Lynch’s extensive knowledge of LA history has culminated in several projects such as his undergraduate thesis on jazz musicians in LA during World War II, his master’s thesis on the first public school in San Gabriel and a book he will publish in 2026 called “Masters of Ceremony: Masculinity, Race and the Beginning of American Los Angeles.”
“It always feels like I’m trying to squeeze my knowledge of LA history into a larger U.S. history course or world history course, but now I get a chance to really share the lessons, the insights and the many great readings that I’ve gathered over the years,” Lynch said.
This year, Lynch introduced and taught LA Beginnings, an elective course that covered topics like early Hollywood and car culture in the city. Stemming from that class, Deep LA will be a more extensive, advanced version.

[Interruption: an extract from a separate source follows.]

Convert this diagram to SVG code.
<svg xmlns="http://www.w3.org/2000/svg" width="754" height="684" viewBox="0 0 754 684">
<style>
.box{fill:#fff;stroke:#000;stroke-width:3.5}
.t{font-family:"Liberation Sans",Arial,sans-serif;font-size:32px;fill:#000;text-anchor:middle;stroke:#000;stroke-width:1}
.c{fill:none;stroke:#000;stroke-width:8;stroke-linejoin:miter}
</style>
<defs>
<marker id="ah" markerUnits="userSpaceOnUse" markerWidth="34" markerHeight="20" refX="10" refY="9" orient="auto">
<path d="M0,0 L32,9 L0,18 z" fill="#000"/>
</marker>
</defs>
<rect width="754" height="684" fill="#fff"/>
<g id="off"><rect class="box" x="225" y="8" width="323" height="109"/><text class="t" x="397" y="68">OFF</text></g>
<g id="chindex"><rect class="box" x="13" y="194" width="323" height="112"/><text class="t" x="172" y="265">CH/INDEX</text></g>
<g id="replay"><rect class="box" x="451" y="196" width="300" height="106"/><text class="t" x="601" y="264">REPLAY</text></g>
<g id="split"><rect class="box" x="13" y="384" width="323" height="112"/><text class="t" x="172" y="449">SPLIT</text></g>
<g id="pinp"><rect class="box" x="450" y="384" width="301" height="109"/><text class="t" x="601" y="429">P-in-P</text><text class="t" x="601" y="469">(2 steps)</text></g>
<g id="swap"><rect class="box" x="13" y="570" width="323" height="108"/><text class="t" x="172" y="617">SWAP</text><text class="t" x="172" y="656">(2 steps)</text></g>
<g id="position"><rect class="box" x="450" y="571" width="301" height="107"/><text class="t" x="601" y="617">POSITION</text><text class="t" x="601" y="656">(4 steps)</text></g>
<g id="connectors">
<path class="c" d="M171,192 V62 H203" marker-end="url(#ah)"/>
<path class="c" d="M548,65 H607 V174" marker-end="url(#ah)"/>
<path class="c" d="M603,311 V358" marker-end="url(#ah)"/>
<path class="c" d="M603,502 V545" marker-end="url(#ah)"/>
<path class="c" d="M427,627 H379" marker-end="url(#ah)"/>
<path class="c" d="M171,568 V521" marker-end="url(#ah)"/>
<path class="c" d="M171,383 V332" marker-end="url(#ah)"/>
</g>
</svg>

“[Deep LA] is going to cover the full range of local history up to the present moment and beyond, and it will involve a rigorous schedule of college-level readings,” Lynch said. “It is an honors level research seminar that is very much a college seminar type of course.”
While Deep LA will have a narrower geographic scope of content than TPR, Lynch will continue Wong’s emphasis of diversity through history.
“There is an overlap with [the classes’] emphasis on not only history but ethnic studies curriculum and looking at dynamics related to ethnic studies, [such as] how race, gender, sexuality and class have structured and continue to structure local patterns of power, belonging and resistance,” Lynch said.
Deep LA will allow students to engage closely with the LA community by working with local librarians and through field trips with the class. Furthermore, at the heart of the course lies the “Community Core Project,” in which students will research one community close to them and another they are curious about but have little to no relation to.
At the end of the year, students will choose an issue related to one of those communities and trace it back as far as they can. Then, they will make two educated predictions for possible futures for that issue in the community.
“I’m very excited about students taking the initiative and becoming experts on these communities and really exploring the issues and conflicts that matter to them,” Lynch said.